__Task prompt__
Pick out each line below containing "that".

__Dataset rows__
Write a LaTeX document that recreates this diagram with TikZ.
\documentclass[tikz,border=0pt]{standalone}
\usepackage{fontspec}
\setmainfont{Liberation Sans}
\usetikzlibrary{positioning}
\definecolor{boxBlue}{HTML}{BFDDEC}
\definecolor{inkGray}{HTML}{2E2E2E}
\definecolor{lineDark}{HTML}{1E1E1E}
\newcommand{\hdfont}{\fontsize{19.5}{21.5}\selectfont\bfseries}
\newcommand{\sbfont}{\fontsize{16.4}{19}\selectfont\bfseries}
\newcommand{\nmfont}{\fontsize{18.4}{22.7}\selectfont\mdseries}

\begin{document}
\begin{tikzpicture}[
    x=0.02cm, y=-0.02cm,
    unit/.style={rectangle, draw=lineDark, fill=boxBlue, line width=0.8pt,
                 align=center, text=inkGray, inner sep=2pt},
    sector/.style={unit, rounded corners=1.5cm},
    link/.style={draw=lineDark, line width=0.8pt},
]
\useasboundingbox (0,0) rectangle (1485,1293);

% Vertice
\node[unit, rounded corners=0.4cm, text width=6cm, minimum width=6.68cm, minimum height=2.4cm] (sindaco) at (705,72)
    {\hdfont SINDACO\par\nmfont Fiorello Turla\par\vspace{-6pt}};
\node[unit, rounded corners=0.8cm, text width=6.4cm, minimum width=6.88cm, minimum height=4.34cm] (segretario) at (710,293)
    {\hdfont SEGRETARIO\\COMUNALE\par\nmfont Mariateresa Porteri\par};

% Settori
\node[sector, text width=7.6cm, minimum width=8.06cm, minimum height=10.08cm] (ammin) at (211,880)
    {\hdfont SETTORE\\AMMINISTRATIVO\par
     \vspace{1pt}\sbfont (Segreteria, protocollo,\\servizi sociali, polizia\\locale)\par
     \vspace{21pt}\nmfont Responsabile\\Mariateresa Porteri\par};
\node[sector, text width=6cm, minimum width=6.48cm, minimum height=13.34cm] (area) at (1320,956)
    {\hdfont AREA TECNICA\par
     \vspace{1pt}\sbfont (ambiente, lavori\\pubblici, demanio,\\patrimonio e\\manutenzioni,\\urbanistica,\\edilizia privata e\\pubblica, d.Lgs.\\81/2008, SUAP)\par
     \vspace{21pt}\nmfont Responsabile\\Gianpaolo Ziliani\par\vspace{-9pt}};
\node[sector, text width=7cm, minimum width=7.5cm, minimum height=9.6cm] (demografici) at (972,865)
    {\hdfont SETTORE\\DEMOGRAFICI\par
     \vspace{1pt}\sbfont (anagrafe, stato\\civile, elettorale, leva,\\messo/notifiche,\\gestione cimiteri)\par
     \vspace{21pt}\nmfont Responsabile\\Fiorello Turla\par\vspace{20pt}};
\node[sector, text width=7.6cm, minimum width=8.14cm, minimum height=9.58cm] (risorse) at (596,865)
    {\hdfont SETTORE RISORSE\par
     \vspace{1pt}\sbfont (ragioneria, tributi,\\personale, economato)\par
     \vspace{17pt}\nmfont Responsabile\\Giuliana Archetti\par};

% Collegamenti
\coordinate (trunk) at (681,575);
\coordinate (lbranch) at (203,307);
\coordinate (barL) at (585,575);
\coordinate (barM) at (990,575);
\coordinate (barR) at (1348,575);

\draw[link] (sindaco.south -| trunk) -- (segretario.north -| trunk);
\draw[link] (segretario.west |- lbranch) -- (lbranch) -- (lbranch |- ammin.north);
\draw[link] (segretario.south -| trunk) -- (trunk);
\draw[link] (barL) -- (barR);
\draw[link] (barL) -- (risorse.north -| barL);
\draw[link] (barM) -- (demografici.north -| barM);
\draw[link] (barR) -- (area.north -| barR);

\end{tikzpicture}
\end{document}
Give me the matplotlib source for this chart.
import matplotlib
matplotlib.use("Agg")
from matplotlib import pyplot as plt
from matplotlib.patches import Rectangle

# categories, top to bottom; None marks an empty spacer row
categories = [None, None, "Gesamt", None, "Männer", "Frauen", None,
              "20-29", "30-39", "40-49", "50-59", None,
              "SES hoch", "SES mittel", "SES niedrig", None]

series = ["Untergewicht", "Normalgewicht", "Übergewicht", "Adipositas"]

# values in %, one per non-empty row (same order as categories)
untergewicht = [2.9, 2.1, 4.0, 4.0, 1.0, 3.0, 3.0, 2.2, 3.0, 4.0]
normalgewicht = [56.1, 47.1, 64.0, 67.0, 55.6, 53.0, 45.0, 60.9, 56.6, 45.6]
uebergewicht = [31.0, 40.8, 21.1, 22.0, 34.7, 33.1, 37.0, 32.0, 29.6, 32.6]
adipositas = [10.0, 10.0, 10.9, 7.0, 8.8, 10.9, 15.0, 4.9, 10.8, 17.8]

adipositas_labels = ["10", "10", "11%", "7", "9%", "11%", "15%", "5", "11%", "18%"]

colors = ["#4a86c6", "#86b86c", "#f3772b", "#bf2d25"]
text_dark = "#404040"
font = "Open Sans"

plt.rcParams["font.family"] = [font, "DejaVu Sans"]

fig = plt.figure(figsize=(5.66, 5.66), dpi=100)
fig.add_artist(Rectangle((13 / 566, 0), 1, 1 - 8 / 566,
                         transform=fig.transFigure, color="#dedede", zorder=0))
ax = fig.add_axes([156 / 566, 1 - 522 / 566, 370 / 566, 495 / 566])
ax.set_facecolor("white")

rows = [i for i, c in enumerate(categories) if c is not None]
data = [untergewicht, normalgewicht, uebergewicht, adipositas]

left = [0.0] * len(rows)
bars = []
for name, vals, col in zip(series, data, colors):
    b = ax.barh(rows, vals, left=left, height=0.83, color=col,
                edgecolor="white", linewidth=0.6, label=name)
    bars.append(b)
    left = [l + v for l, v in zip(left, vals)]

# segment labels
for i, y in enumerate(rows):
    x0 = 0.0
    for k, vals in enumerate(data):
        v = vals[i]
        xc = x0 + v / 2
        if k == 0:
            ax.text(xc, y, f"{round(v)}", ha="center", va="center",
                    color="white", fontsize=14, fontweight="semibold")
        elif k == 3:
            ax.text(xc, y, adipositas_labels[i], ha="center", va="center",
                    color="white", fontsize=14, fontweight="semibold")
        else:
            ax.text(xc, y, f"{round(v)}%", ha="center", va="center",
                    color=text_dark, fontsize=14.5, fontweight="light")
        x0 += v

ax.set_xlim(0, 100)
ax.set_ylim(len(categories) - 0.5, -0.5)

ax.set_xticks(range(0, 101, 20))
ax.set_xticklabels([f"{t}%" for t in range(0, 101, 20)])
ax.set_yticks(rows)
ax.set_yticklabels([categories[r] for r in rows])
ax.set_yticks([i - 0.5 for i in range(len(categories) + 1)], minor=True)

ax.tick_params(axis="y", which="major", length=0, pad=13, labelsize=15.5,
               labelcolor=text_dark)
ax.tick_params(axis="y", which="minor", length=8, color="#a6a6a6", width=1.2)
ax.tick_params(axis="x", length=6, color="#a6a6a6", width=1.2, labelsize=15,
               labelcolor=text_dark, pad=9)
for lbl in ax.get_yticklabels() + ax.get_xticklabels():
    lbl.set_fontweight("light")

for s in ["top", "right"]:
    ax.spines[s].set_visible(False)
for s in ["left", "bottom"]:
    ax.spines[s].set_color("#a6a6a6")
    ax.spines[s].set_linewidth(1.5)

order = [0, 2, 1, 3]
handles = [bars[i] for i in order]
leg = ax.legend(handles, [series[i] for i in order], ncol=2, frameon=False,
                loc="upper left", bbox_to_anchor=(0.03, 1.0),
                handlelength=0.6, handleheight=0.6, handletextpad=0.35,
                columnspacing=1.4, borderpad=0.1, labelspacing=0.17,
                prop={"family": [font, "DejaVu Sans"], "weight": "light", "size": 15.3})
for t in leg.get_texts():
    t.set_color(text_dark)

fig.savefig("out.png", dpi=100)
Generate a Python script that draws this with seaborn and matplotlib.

__Exercise result__
Write a LaTeX document that recreates this diagram with TikZ.
Generate a Python script that draws this with seaborn and matplotlib.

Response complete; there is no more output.